В Москве жил я, между тем, в совершенной праздности и скуке, не имел знакомых, не имел книг и нетерпеливо ожидал минуты, когда отдадут меня в какое-нибудь учебное заведение. Но зять мой, по своему пекшийся о моем благе, полагал, что для меня будет величайшая честь воспитываться вместе с молодым графом, сыном его начальника: у него шли о том негоциации, и от того медлили решить мою участь. Я знал о его намерении и трепетал от ужаса сделаться наперсником московского дофина. В Киеве естественным образом брал я верх над своими маленькими товарищами, в Москве я ожидать сего не смел; но всё-таки не хотелось же находиться в свите сына, как зять мой был при особе отца[30]. В одном равенстве видел я свое спасение.

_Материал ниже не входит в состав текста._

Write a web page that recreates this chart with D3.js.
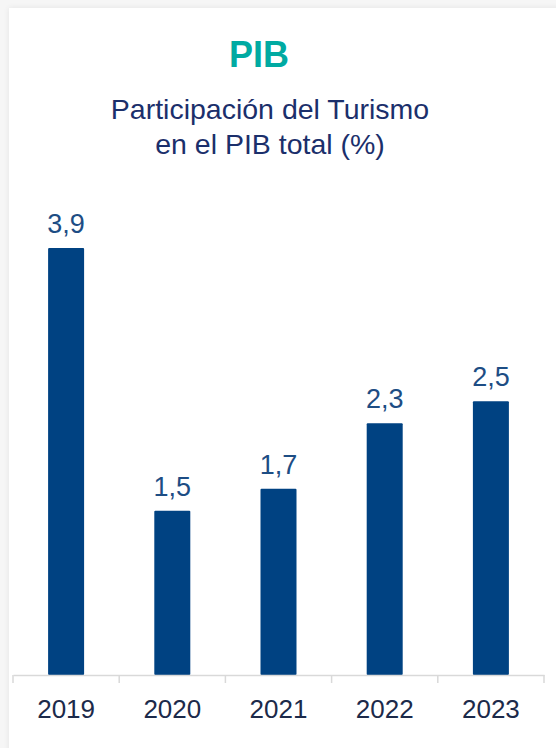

Моего мнения не спрашивали, и дело было почти полажено. В один вечер пригласили меня, то есть призвали, к знатному моему ровеснику. Я чувствовал, что иду на смотр: московское житье сделало меня робким, застенчивым; но отчаяние дало мне силы, и я вооружился неведомою мне дотоле наглостью. Я нашел графчика одного; я ожидал найти в нём спесь, но он мне показался в смущении, в замешательстве. Притворная смелость моя его ободрила, мы начали говорить вздор и, как водится между мальчиками, через несколько минут коротко познакомились. Я уже умягчался душой, как вдруг показались мои судьи, сперва мусью Моринбо, наставник графа, за ним г. Лоран, воспитатель его, и, наконец, сама г-жа Лоран, супруга последнего. Она была вся разряжена и, благосклонно улыбаясь, сказала мне: «bon jour, mon petit»; не имея понятия о её интригах, не знаю сам от чего, я весь вспыхнул и готов был в нее вцепиться. С трех сторон посыпались на меня вопросы. Я прескверно говорил по-французски; тут нарочно я коверкал язык, врал и дурачился. Плечи пожимались, уста насмешливо улыбались, и всё мне показывало, что я успел в своем намерении. Может быть, я и напрасно приписываю себе успех в сем деле; я не имел довольно ума и искусства, чтобы прикидываться глупым; может быть я показался бы им неуклюжим и без всяких усилий; но как бы то ни было, я торжествовал, чувствуя, что мне не выбрили затылок.